Acquisitions of an issuer’s voting shares may also trigger an HSR filing where the acquirer’s total holdings of the issuer cross one of several reportability thresholds, assuming the “Size of Person” threshold is met (when applicable) and no exemption applies. These thresholds have been increased as follows:

  • aggregate holdings of an issuer’s voting securities valued at greater than $133.9 million but less than $267.8 million
  • aggregate holdings of an issuer’s voting securities valued at $267.8 million or greater but less than $1.339 billion
  • aggregate holdings of an issuer’s voting securities valued at $1.339 billion or greater
  • 25% of the outstanding voting securities of an issuer if the holdings are valued at greater than $2.678 billion
  • 50% of the outstanding voting securities of an issuer if the holdings are valued at greater than $133.9 million

Size of Person Thresholds

Acquisitions with a total aggregate value of greater than $133.9 million (up from $126.4 million) but less than $535.5 million (up from $505.8 million) are potentially reportable only if the Size of Person threshold is met. The Size of Person threshold is met if one party to the transaction has annual net sales or total assets of at least $267.8 million (up from $252.9 million) and the other party has annual net sales or total assets of at least $26.8 million (up from $25.3 million), as summarized below:

Threshold Description

Current 2025 Threshold

New 2026 Threshold

Size of Transaction where Size of Person also applies

$126.4 million

$133.9 million

Size of Person (lower threshold for a person’s total assets or annual net sales)

$25.3 million

$26.8 million

Size of Person (higher threshold for a person’s total assets or annual net sales); reportability threshold for an acquisition of voting securities

$252.9 million

$267.8 million

Size of Person above which Size of Transaction does not apply

$505.8 million

$535.5 million


New Filing Fee Amounts

The FTC also announced new filing fee amounts, which are now as follows:

Value of Transaction

2026 Filing Fee

$133.9 million but less than $189.6 million

$35,000

$189.6 million but less than $586.9 million

$110,000

$586.9 million but less than $1.174 billion

$275,000

$1.174 billion but less than $2.347 billion

$440,000

$2.347 billion but less than $5.869 billion

$875,000

$5.869 billion or greater

$2,460,000


FTC Revises Clayton Act Section 8 Thresholds for Interlocking Directorates

The FTC also revised the thresholds for interlocking directorates under Section 8 of the Clayton Act.

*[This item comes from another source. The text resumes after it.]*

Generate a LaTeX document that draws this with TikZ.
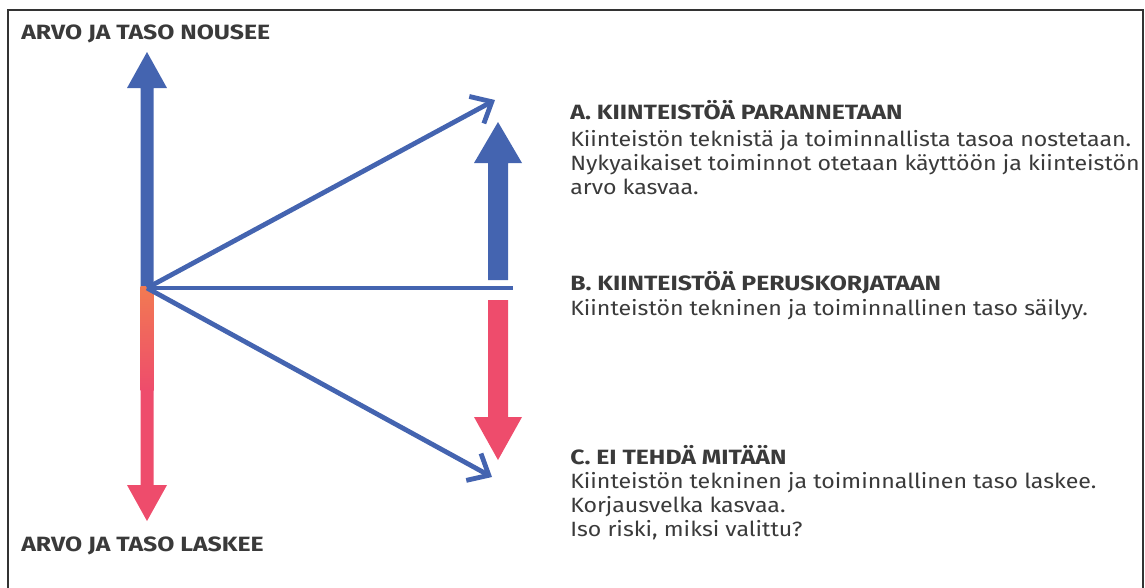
\documentclass[tikz,border=0pt]{standalone}
\usepackage{fontspec}
\setmainfont{Fira Sans}[FakeStretch=1.12]
\newfontfamily\headfont{Fira Sans}[FakeStretch=1.20]
\usetikzlibrary{arrows.meta}
\definecolor{bl}{RGB}{68,100,176}
\definecolor{rd}{RGB}{238,76,108}
\definecolor{org}{RGB}{242,122,82}
\definecolor{tx}{RGB}{58,58,58}
\tikzset{
  head/.style={anchor=base west,inner sep=0pt,text=tx,font=\headfont\fontsize{15.5}{18}\selectfont\bfseries},
  body/.style={anchor=base west,inner sep=0pt,text=tx,font=\fontsize{15.5}{18}\selectfont},
  thin/.style={draw=bl,line width=3.6pt},
  thinarrow/.style={thin,-{Straight Barb[length=13pt,width=23pt]}},
}
\begin{document}
\begin{tikzpicture}[x=0.75pt,y=-0.75pt]
\useasboundingbox (0,0) rectangle (1145,587);
% frame
\draw[line width=1.2pt,black!80] (8,590) -- (8,10) -- (1143,10) -- (1143,590);
% left vertical thick arrow
\fill[bl] (140.5,287) -- (140.5,88) -- (127,88) -- (147,52) -- (167,88) -- (153.5,88) -- (153.5,287) -- cycle;
\shade[top color=org,bottom color=rd] (140.5,286.5) rectangle (153.5,390);
\fill[rd] (140.5,389.5) -- (140.5,485) -- (127,485) -- (147,521) -- (167,485) -- (153.5,485) -- (153.5,389.5) -- cycle;
% right thick arrows
\fill[bl] (488,280) -- (488,163) -- (474,163) -- (498,122) -- (522,163) -- (508,163) -- (508,280) -- cycle;
\fill[rd] (488,300) -- (488,417) -- (474,417) -- (498,460) -- (522,417) -- (508,417) -- (508,300) -- cycle;
% fan
\coordinate (O) at (147,288);
\coordinate (tA) at (495,100);
\coordinate (tB) at (513,288);
\coordinate (tC) at (492,477);
\draw[thinarrow] (O) -- (tA);
\draw[thin] (O) -- (tB);
\draw[thinarrow] (O) -- (tC);
% texts
\node[head] (up) at (21,39) {ARVO JA TASO NOUSEE};
\node[head] (down) at (21,551) {ARVO JA TASO LASKEE};
\node[head] (ah) at (570,119) {A. KIINTEISTÖÄ PARANNETAAN};
\node[body] (a1) at (570,146) {Kiinteistön teknistä ja toiminnallista tasoa nostetaan.};
\node[body] (a2) at (570,170) {Nykyaikaiset toiminnot otetaan käyttöön ja kiinteistön};
\node[body] (a3) at (570,194) {arvo kasvaa.};
\node[head] (bh) at (570,290) {B. KIINTEISTÖÄ PERUSKORJATAAN};
\node[body] (b1) at (570,315) {Kiinteistön tekninen ja toiminnallinen taso säilyy.};
\node[head] (ch) at (570,464) {C. EI TEHDÄ MITÄÄN};
\node[body] (c1) at (570,488) {Kiinteistön tekninen ja toiminnallinen taso laskee.};
\node[body] (c2) at (570,512) {Korjausvelka kasvaa.};
\node[body] (c3) at (570,536) {Iso riski, miksi valittu?};
\end{tikzpicture}
\end{document}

Section 8 prohibits, with certain exceptions, a person from serving as a director or officer of two competing corporations if two thresholds are met. Section 8 applies if each competitor corporation has capital, surplus, and undivided profits of more than $10 million, though not if the competitive sales of either corporation are less than $1 million. These amounts are subject to annual revision; following last year’s revision, they were $51,380,000 and $5,138,000, respectively. The new thresholds, effective upon publication in the Federal Register, are $54,402,000 and $5,440,200, respectively.


1An acquisition that results in an acquiring “person” having the right to less than 50% of an unincorporated entity’s profits or assets upon dissolution does not trigger a notification obligation under the HSR Act.